Where the string "Write" occurs in the material below, report the whole line.
↓
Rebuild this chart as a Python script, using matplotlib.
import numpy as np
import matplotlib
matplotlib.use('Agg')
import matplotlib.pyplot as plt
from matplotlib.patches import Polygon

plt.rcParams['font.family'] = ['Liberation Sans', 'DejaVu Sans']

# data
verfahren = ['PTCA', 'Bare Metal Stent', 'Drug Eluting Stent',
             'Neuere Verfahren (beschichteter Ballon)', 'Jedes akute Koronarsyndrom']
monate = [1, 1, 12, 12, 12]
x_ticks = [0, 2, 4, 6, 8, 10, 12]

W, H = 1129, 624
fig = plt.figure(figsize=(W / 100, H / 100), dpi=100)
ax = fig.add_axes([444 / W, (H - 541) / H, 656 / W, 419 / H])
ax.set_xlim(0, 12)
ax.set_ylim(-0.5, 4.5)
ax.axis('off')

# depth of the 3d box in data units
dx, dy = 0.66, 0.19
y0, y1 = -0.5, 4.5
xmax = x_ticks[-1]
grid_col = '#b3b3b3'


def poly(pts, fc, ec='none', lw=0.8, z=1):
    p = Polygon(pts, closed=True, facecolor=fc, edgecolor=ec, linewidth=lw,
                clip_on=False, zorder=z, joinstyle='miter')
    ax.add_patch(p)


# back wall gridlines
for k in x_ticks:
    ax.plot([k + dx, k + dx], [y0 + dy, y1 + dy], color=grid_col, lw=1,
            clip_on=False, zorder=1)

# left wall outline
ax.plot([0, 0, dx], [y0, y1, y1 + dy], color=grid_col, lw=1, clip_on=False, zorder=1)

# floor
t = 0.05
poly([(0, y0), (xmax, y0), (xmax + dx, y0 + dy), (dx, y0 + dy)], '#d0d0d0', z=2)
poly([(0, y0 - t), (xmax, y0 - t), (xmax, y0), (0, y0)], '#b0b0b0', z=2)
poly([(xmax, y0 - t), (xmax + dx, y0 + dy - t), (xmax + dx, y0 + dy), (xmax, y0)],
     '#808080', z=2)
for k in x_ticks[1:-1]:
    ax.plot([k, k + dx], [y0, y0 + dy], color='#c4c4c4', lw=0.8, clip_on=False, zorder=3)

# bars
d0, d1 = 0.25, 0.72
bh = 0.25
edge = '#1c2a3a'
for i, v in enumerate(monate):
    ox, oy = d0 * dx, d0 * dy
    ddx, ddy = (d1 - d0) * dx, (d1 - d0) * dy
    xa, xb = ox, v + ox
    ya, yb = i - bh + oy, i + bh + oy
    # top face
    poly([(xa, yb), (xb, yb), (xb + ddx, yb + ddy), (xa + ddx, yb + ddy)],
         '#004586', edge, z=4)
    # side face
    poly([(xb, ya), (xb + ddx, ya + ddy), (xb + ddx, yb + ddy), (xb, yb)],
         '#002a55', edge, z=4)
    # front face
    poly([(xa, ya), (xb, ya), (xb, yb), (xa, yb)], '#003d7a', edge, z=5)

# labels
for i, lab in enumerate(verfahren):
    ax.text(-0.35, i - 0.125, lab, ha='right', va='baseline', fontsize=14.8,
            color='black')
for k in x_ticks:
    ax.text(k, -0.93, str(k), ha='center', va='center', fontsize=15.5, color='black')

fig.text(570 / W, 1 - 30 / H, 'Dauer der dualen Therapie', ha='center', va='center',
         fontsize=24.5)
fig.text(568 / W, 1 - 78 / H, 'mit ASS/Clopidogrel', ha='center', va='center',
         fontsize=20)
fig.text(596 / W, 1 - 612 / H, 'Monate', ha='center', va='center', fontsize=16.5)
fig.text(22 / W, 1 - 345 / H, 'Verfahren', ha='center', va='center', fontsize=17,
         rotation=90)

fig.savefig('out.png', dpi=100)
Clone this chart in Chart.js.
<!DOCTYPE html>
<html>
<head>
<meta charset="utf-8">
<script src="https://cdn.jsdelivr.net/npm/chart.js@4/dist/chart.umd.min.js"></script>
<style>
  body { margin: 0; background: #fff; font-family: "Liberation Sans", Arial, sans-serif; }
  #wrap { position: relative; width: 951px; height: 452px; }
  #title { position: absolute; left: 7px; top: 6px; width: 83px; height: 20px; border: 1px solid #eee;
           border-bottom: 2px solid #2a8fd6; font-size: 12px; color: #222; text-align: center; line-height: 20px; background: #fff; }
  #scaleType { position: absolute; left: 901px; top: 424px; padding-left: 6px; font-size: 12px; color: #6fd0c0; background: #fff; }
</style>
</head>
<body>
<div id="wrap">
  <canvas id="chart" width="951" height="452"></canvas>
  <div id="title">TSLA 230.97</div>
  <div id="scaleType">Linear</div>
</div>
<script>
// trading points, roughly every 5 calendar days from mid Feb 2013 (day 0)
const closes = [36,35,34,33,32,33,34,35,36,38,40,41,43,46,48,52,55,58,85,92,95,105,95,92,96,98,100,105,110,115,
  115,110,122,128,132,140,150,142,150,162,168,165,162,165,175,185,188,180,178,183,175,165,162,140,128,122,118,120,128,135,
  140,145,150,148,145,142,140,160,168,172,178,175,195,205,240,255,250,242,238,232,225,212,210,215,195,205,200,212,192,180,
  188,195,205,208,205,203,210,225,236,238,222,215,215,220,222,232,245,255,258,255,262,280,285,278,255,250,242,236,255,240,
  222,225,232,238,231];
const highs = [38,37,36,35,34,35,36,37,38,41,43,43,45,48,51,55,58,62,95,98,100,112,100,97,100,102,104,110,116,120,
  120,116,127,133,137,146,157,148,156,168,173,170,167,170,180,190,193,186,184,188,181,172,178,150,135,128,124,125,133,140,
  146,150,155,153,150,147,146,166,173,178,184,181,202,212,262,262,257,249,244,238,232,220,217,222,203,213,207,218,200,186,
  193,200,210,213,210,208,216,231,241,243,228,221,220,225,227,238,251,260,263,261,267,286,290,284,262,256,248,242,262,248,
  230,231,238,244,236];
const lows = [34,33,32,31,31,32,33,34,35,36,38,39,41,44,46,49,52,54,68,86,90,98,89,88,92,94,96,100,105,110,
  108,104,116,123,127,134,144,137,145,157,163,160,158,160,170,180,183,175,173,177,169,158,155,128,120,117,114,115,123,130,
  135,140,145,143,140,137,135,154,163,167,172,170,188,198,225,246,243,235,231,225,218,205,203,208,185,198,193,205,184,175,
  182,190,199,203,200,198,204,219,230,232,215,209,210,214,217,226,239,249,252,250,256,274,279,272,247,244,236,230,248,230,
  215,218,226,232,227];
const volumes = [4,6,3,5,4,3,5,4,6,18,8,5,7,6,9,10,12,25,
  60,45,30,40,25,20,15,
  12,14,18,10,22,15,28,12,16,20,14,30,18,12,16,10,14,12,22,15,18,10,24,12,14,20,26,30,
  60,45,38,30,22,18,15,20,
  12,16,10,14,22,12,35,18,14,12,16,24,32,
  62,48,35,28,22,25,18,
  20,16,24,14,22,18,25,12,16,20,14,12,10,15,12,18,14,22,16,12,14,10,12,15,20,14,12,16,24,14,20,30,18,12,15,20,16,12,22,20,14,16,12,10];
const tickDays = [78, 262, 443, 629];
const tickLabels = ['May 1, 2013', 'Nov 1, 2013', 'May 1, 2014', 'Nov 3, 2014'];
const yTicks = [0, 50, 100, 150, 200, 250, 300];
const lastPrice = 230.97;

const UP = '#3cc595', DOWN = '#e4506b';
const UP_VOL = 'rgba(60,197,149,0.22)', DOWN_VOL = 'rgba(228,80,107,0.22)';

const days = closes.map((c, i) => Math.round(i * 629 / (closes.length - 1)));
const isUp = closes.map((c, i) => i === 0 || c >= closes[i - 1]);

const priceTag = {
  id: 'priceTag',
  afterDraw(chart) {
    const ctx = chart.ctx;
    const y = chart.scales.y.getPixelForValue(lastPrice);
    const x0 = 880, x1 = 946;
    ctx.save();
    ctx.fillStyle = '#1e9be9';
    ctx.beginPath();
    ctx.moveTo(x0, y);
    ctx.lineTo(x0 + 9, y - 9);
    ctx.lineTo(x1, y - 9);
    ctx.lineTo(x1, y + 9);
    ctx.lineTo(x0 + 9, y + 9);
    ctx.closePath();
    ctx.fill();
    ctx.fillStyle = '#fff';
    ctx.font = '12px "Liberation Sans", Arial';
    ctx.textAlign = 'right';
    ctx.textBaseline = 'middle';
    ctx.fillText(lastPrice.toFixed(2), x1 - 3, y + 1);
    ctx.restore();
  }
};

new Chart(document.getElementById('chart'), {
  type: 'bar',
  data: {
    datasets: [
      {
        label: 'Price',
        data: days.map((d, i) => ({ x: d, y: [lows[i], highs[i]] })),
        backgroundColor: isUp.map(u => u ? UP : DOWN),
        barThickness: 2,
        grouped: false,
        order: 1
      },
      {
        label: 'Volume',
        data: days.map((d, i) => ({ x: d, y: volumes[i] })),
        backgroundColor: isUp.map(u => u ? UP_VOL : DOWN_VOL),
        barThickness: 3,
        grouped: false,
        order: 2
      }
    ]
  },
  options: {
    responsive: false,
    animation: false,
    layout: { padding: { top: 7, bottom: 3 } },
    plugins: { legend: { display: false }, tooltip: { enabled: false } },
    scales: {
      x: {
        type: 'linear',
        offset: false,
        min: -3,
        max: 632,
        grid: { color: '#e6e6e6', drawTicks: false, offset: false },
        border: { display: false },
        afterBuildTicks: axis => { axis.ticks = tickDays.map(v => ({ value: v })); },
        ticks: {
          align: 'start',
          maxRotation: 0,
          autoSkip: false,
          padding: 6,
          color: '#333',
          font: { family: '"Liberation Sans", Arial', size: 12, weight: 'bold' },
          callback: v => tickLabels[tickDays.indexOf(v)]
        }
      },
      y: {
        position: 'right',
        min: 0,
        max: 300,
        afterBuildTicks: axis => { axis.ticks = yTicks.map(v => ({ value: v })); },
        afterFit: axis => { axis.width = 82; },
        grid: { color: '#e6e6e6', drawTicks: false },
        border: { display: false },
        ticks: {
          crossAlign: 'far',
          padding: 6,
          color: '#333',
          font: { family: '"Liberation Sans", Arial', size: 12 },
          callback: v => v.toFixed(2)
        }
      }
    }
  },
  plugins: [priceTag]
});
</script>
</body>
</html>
↑
↓
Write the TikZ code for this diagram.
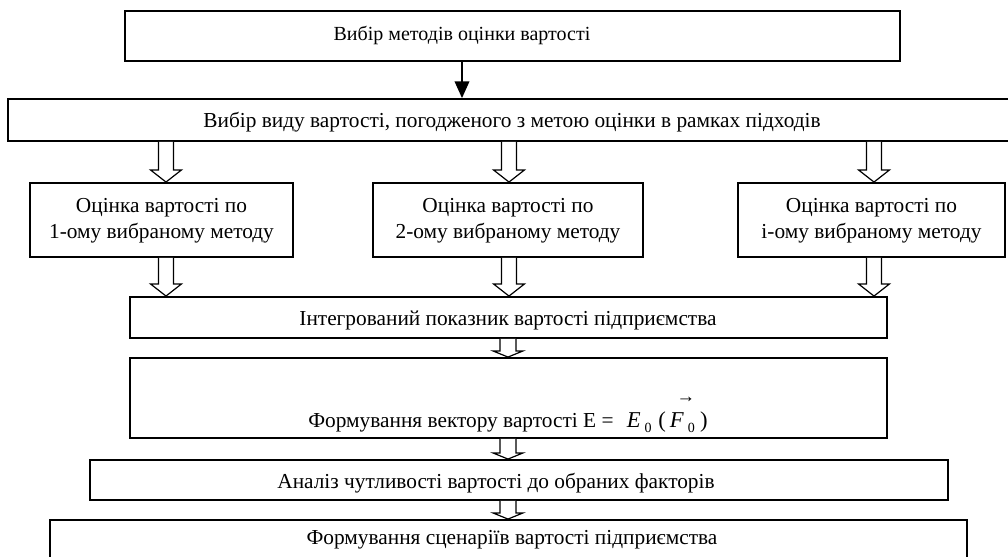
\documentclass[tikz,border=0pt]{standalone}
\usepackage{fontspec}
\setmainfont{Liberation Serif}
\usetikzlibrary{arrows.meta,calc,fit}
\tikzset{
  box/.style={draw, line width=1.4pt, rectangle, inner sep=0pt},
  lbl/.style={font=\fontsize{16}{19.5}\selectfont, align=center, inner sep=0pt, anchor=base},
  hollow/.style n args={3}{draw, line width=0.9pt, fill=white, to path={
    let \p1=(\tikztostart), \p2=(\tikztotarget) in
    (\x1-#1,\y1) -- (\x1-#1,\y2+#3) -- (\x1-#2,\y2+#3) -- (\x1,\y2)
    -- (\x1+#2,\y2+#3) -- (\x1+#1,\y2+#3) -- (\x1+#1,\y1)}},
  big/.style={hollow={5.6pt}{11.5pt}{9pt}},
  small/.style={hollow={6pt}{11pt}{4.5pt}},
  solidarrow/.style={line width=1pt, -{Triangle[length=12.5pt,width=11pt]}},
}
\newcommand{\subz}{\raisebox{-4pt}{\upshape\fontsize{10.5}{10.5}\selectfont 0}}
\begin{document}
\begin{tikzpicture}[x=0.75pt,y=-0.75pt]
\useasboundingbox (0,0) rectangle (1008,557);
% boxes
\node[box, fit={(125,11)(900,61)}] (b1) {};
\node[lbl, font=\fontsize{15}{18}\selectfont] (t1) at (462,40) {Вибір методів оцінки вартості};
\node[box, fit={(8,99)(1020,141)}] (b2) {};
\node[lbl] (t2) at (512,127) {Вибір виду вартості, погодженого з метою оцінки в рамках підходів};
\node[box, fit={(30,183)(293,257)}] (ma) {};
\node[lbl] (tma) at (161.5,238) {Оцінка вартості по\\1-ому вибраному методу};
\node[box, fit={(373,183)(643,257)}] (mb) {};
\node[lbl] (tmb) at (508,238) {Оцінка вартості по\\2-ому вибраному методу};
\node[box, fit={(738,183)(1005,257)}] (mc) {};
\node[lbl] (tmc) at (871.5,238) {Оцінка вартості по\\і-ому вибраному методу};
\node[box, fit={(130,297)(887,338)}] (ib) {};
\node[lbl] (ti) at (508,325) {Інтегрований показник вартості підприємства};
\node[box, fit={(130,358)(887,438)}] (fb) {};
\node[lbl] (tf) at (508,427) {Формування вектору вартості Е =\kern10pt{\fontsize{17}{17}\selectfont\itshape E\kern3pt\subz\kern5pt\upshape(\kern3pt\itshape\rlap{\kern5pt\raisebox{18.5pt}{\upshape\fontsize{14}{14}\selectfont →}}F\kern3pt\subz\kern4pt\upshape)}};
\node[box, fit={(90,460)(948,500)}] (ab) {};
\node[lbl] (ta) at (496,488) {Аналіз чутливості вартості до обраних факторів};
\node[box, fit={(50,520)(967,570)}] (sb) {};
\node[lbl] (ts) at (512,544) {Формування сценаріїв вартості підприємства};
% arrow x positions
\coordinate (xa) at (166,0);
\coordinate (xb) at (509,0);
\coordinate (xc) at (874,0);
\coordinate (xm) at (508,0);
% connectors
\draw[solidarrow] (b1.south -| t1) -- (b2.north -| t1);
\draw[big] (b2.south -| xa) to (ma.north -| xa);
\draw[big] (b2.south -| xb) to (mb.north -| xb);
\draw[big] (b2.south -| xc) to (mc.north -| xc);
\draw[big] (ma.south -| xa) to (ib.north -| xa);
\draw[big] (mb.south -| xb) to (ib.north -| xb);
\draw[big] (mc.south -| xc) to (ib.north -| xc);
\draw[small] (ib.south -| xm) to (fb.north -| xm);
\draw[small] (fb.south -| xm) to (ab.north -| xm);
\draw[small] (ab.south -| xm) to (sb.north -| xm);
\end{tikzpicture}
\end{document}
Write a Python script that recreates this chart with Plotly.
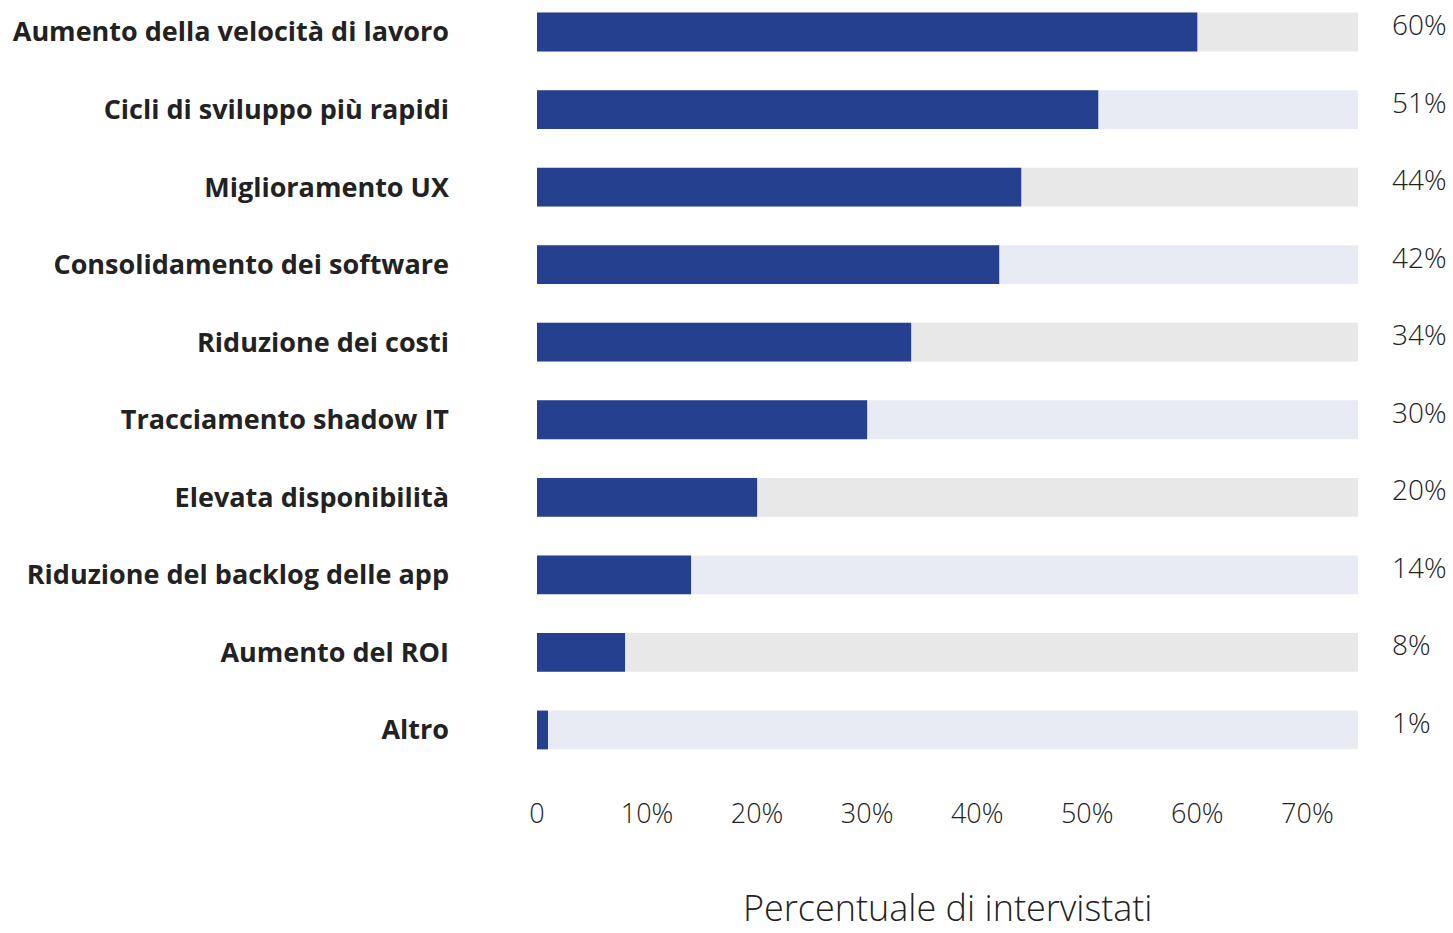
↑
RESULT
Write the TikZ code for this diagram.
Write a Python script that recreates this chart with Plotly.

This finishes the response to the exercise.